Tra loro vi è, minore di grado ma non d’importanza, il tenente Tommaso
Gallarati Scotti dei principi di Molfetta (la cui madre era Maria Luisa Melzi
d'Eril), ufficiale d’ordinanza del Cadorna e, di fatto, confessore spirituale
di quest’ultimo. Il tenente ebbe come istruttore di catechismo ed assistente
nei primi studi il giovane prete don Achille Ratti, cosa che non gli escluse
una condanna nel 1911 da parte della Chiesa per le sue novelle Storie dell'amor sacro e dell'amore profano.
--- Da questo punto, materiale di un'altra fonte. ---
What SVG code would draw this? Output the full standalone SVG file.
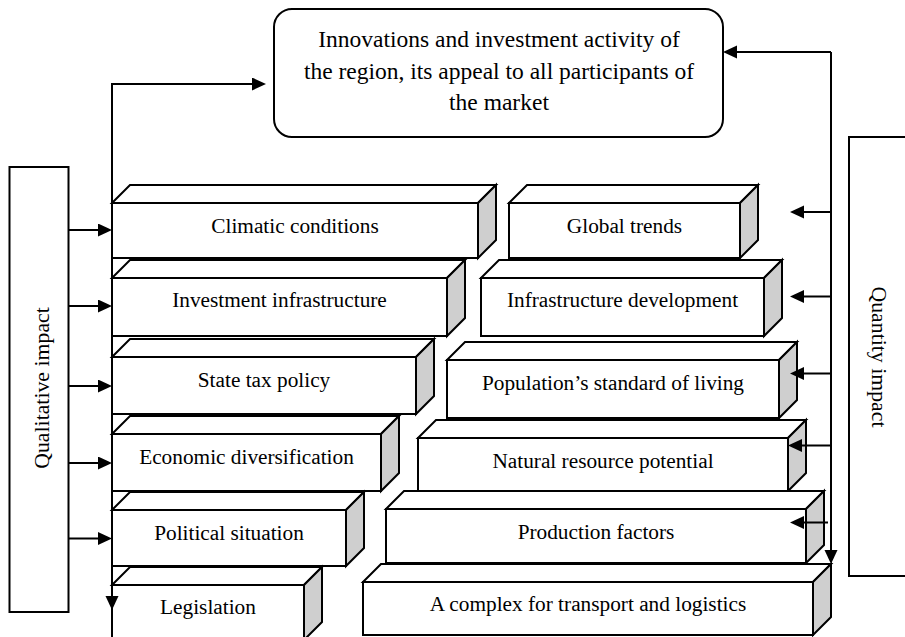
<svg xmlns="http://www.w3.org/2000/svg" width="905" height="637" viewBox="0 0 905 637">
<defs>
<style>
.f{fill:#fff;stroke:#000;stroke-width:2;stroke-linejoin:miter}
.s{fill:#cfcfcf;stroke:#000;stroke-width:2}
.t{font-family:"Liberation Serif","Times New Roman",serif;font-size:21.3px;fill:#000;text-anchor:middle}
.big{font-size:23.5px}
.side{font-size:21.8px}
.c{fill:none;stroke:#000;stroke-width:2}
</style>
<marker id="ah" markerUnits="userSpaceOnUse" markerWidth="15" markerHeight="14" refX="11" refY="6.5" orient="auto" viewBox="0 0 15 14">
<path d="M0,0 L14,6.5 L0,13 Z" fill="#000"/>
</marker>
</defs>
<rect x="0" y="0" width="905" height="637" fill="#fff"/>

<g id="top-node">
<rect class="f" x="274" y="9" width="449" height="128" rx="18"/>
<text class="t big" x="499" y="47">Innovations and investment activity of</text>
<text class="t big" x="499" y="79">the region, its appeal to all participants of</text>
<text class="t big" x="499" y="110">the market</text>
</g>

<g id="qualitative">
<rect class="f" x="9.5" y="167" width="59" height="445"/>
<text class="t side" transform="translate(49,388) rotate(-90)">Qualitative impact</text>
</g>

<g id="quantity">
<rect class="f" x="849" y="137" width="70" height="439"/>
<text class="t side" transform="translate(872,357) rotate(90)">Quantity impact</text>
</g>

<g id="climatic">
<polygon class="f" points="112,203 130,185 496,185 478,203"/>
<polygon class="s" points="478,203 496,185 496,240 478,258"/>
<rect class="f" x="112" y="203" width="366" height="55"/>
<text class="t" x="295" y="233">Climatic conditions</text>
</g>
<g id="global">
<polygon class="f" points="509,203 527,185 758,185 740,203"/>
<polygon class="s" points="740,203 758,185 758,240 740,258"/>
<rect class="f" x="509" y="203" width="231" height="55"/>
<text class="t" x="624.5" y="233">Global trends</text>
</g>

<g id="investment">
<polygon class="f" points="112,278 130,260 465,260 447,278"/>
<polygon class="s" points="447,278 465,260 465,318 447,336"/>
<rect class="f" x="112" y="278" width="335" height="58"/>
<text class="t" x="279.5" y="307">Investment infrastructure</text>
</g>
<g id="infra-dev">
<polygon class="f" points="481,278 499,260 782,260 764,278"/>
<polygon class="s" points="764,278 782,260 782,318 764,336"/>
<rect class="f" x="481" y="278" width="283" height="58"/>
<text class="t" x="622.5" y="307">Infrastructure development</text>
</g>

<g id="state-tax">
<polygon class="f" points="112,357 130,339 434,339 416,357"/>
<polygon class="s" points="416,357 434,339 434,396 416,414"/>
<rect class="f" x="112" y="357" width="304" height="57"/>
<text class="t" x="264" y="387">State tax policy</text>
</g>
<g id="population">
<polygon class="f" points="447,360 465,342 797,342 779,360"/>
<polygon class="s" points="779,360 797,342 797,400 779,418"/>
<rect class="f" x="447" y="360" width="332" height="58"/>
<text class="t" x="613" y="390">Population’s standard of living</text>
</g>

<g id="economic">
<polygon class="f" points="112,434 130,416 399,416 381,434"/>
<polygon class="s" points="381,434 399,416 399,473 381,491"/>
<rect class="f" x="112" y="434" width="269" height="57"/>
<text class="t" x="246.5" y="463.5">Economic diversification</text>
</g>
<g id="natural">
<polygon class="f" points="418,438 436,420 806,420 788,438"/>
<polygon class="s" points="788,438 806,420 806,473 788,491"/>
<rect class="f" x="418" y="438" width="370" height="53"/>
<text class="t" x="603" y="467.5">Natural resource potential</text>
</g>

<g id="political">
<polygon class="f" points="112,510 130,492 364,492 346,510"/>
<polygon class="s" points="346,510 364,492 364,548 346,566"/>
<rect class="f" x="112" y="510" width="234" height="56"/>
<text class="t" x="229" y="540">Political situation</text>
</g>
<g id="production">
<polygon class="f" points="386,509 404,491 824,491 806,509"/>
<polygon class="s" points="806,509 824,491 824,545 806,563"/>
<rect class="f" x="386" y="509" width="420" height="54"/>
<text class="t" x="596" y="538.5">Production factors</text>
</g>

<g id="legislation">
<polygon class="f" points="112,585 130,567 322,567 304,585"/>
<polygon class="s" points="304,585 322,567 322,622 304,640"/>
<rect class="f" x="112" y="585" width="192" height="60"/>
<text class="t" x="208" y="614">Legislation</text>
</g>
<g id="transport">
<polygon class="f" points="363,582 381,564 831,564 813,582"/>
<polygon class="s" points="813,582 831,564 831,617 813,635"/>
<rect class="f" x="363" y="582" width="450" height="53"/>
<text class="t" x="588" y="611">A complex for transport and logistics</text>
</g>

<g id="connectors">
<path class="c" d="M112,640 V84 H263" marker-end="url(#ah)"/>
<path class="c" d="M112,590 V607" marker-end="url(#ah)"/>
<path class="c" d="M68,230 H109" marker-end="url(#ah)"/>
<path class="c" d="M68,306 H109" marker-end="url(#ah)"/>
<path class="c" d="M68,386 H109" marker-end="url(#ah)"/>
<path class="c" d="M68,463 H109" marker-end="url(#ah)"/>
<path class="c" d="M68,538.5 H109" marker-end="url(#ah)"/>
<path class="c" d="M831,52 H726" marker-end="url(#ah)"/>
<path class="c" d="M831,52 V561" marker-end="url(#ah)"/>
<path class="c" d="M831,212 H793" marker-end="url(#ah)"/>
<path class="c" d="M831,296.5 H793" marker-end="url(#ah)"/>
<path class="c" d="M831,373.5 H793" marker-end="url(#ah)"/>
<path class="c" d="M831,445.5 H791" marker-end="url(#ah)"/>
<path class="c" d="M828,522.5 H793" marker-end="url(#ah)"/>
</g>
</svg>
A suo onore, l’immediata opposizione al fascismo: firma il Manifesto degli intellettuali antifascisti. Otterrà personalmente
dal governo inglese che il comando delle forze partigiane sia affidato al
generale Raffaele Cadorna, figlio di Luigi e omonimo del nonno. Fu fervente
anticomunista.
Torniamo al generale Luigi Cadorna, al perché era
stato, infine, destinato a guidare la missione italiana a Versailles? Qui non
si tratta di tracciarne la biografia, nemmeno per sommi capi, sarebbe
soprattutto fuori luogo, ma solo di tentare di lumeggiarne il profilo con
l’aiuto fondamentale di un’opera: Un
italiano a Versailles, Ceschina, 1958. Si tratta del diario, pubblicato,
non casualmente postumo, del colonnello Angelo Gatti (1875-1948).
Angelo Gatti, durante la sua esperienza a Versailles,
ebbe modo di scrivere un ritratto diretto e lucido di Cadorna, come uomo e quale
generale, tanto più che era già stato al suo fianco quale capo dell’Ufficio
storico del comando supremo a Udine, dal 1915 al novembre 1917.
Gatti considera Cadorna il migliore dei generali
italiani (p. 424), e ne traccia un profilo con onesto rigore. Un tratto
saliente è già in questo giudizio, a pagina 134: “Egli solo è un uomo, e gli altri sono numeri”. Ciò la dice lunga sul noto, smisurato ego di
Cadorna (il suo metro di paragone costante è Napoleone) e il suo totale
disinteresse per la vicenda degli altri: “Non
aveva curiosità per nessuno” (p. 426).
Luigi Cadorna (1850-1928) è figlio di Raffaele
(1815-1897), generale veterano delle guerre risorgimentali ma noto anche per le
vicende della rivolta di Palermo detta del “Sette e mezzo” (settembre 1866),
quale comandante delle truppe di terra inviate a reprimerla (la marina italiana
e quella inglese bombardò la città). Luigi fu avviato giovanissimo alla
carriera militare, che fu lenta ma costante, senza alcun episodio di spicco,
fino a fermarsi al grado di tenente generale (generale di corpo d’armata) nel
1904. Era noto per la sua rigida interpretazione del regolamento di disciplina
e per l’inflessibilità con la quale lo applicava, oltre che per un articolo,
che divenne in seguito un librettino, di cui andava molto fiero: Attacco frontale e addestramento tattico.
Egli seguiva la dottrina vigente in quell’epoca, che
non teneva conto dei progressi tecnologici, quindi dell’uso delle mitragliatrici
e delle bombe a mano, dei reticolati e delle difese in cemento armato.
Auspicava offensive compatte di fanteria, senza tener conto del poderoso
potenziale di fuoco delle difese avversarie, che riteneva di mettere a tacere a
colpi di cannone. Cadorna scriveva di un’avanzata “su terreno morto”, che nel
caso del Carso non troverà. Inoltre era convinto che il difensore, nella
maggior parte dei casi, in vista della massiccia avanzata degli assalitori
dovesse “scoprirsi se vorrà batterla col fuoco”. Tale concezione fu smontata dal
generale Pollio, dal 1908 capo di stato maggiore dell’esercito, il quale, tra
l’altro, osservava: “Perché, non ci possono essere trincee che permettano di
far fuoco anche da vicino?”. Bella domanda!